Fusion der Krankenhausgesellschaften im Erzgebirgskreis: aber mit Tarifvertrag!

Am Donnerstag, den 15. April 2021, wird im Betriebsausschuss des Kreistages des Erzgebirgskreises eine Vorlage abgestimmt, die die Fusion der Krankenhausgesellschaften Erzgebirgsklinikum Annaberg (EKA), Klinikum Mittleres Erzgebirge (KME, Häuser Olbernhau und Zschopau) und Kreiskrankenhaus Stollberg (KKH) zur Erzgebirgsklinikum gGmbH auf den Weg bringen soll. Die SPD-Fraktion steht der Verschmelzung offen gegenüber.

Die wesentlichen Standorte sollen erhalten bleiben, somit sind die medizinische Versorgung für die Bevölkerung und Arbeitsplätze für das medizinische und nicht-medizinische Personal im ländlichen Raum weiter gesichert. Ziel ist die „Schaffung zukunftsorientierter Strukturen für die Krankenhausgesellschaften des Erzgebirgskreises und deren Beteiligungsgesellschaften“. Wir halten das für geboten und unterstützen es.

In der Vorlage heißt es allerdings auch: „Mit der Anwendung des Tarifvertrages öffentlicher Dienst (TVöD) nach VKA in der gesamten Erzgebirgsklinikum gGmbH ist eine wirtschaftliche Betriebsführung (…) nicht gewährleistet.“

Dies und die nachfolgende Begründung können wir nicht nachvollziehen. Tariflosigkeit ist mit der SPD nicht zu machen. Denn der Tarifvertrag öffentlicher Dienst (TVöD) gewährt das Mindestmaß an Ost-West-Gerechtigkeit und an Entlastung für Arbeitnehmerinnen und Arbeitnehmer.

Der Beschlussvorlage ist zu entnehmen, dass derzeit 39 Stellen im Pflegebereich der Krankenhausgesellschaften nicht besetzt sind. Woran liegt das? Es dürfte unter anderem daran liegen, dass die Belastung zu groß ist und dass andere Krankenhäuser besser bezahlen. In diesem Bereich darf nicht gespart werden. Die Arbeitsbedingungen und die Bezahlung müssen verbessert werden. Das ist letztendlich auch wirtschaftlicher. Das Erzgebirgsklinikum ist ein Mitbewerber auf dem Gesundheitsmarkt und muss mit anderen mithalten, was die Bezahlung und die Arbeitsbedingungen angeht. Sonst fehlt bald noch mehr Personal, die Bedingungen für Personal und Patientinnen und Patienten werden schlechter und immer mehr wandern zu anderen Krankenhäusern ab.
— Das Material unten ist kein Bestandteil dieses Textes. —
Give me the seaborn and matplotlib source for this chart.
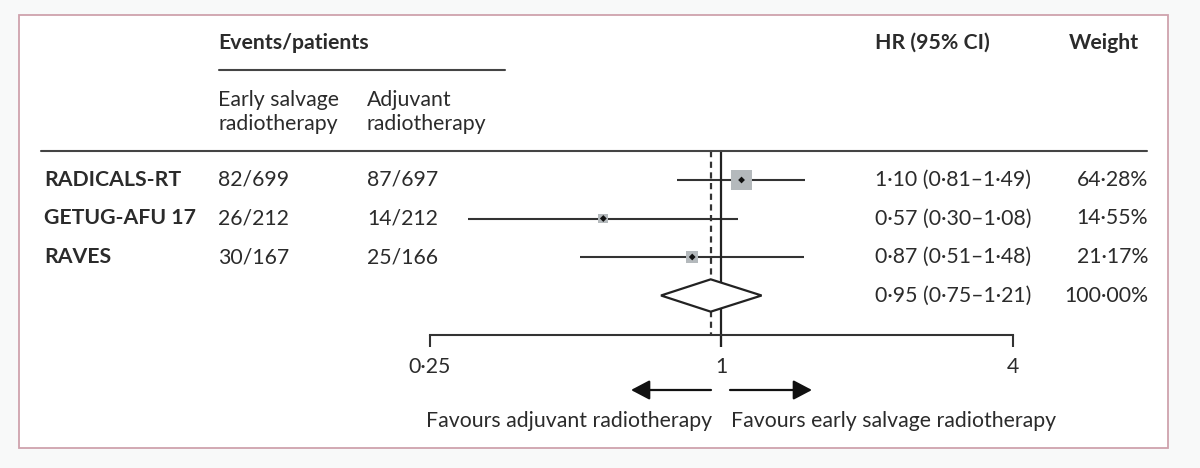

Wir sind überzeugt, dass große und mittlere Unternehmen in Deutschland mit den Tarifverträgen ihrer Branche am besten fahren. Das ist erprobt und hat sich bewährt. Tariflosigkeit und damit Abwanderung sind in Sachsen und insbesondere im Erzgebirge leider auch Realität, und dies gilt es zu stoppen.

Auf den Punkt gebracht:

  1. Tarifverträge werden nicht im Unternehmen verhandelt und sparen dadurch Arbeitszeit, Anwalts- und Unternehmensberaterkosten ein.
  2. Tarifverträge sichern den Personalbestand, weil man bei der Konkurrenz nicht mehr verdient. Damit verhindern sie Fachkräftemangel und sichern Fachkompetenz und Investitionen ins Personal.
  3. Tarifverträge sichern den Arbeitnehmerinnen und Arbeitnehmern ein gerechtes Einkommen, was wiederum die Kaufkraft im Erzgebirge steigert, das nach wie vor eine Region mit geringer Kaufkraft ist.
  4. Tarifverträge halten unsere Jugend im Erzgebirge. Die jungen Leute mit abgeschlossener Ausbildung oder Studienabschluss sollen hier bleiben bzw. zurückkehren können und nicht in die Ballungsräume abwandern, weil dort für die gleiche Arbeit besser gezahlt wird.

Wir fordern die Krankenhaus-Gesundheitsholding Erzgebirge GmbH und die drei Krankenhausgesellschaften auf, sich unverzüglich mit den Beschäftigten und deren Interessenvertretungen (verdi und Marburger Bund) an einen Tisch zu setzen und tarifliche Regelungen zu treffen. Befürchtungen um Einbußen beim Gehalt und bei den Arbeitsbedingungen führen zu Unsicherheit, Motivations- und Leistungsverlusten und in der Folge zu Abwanderung.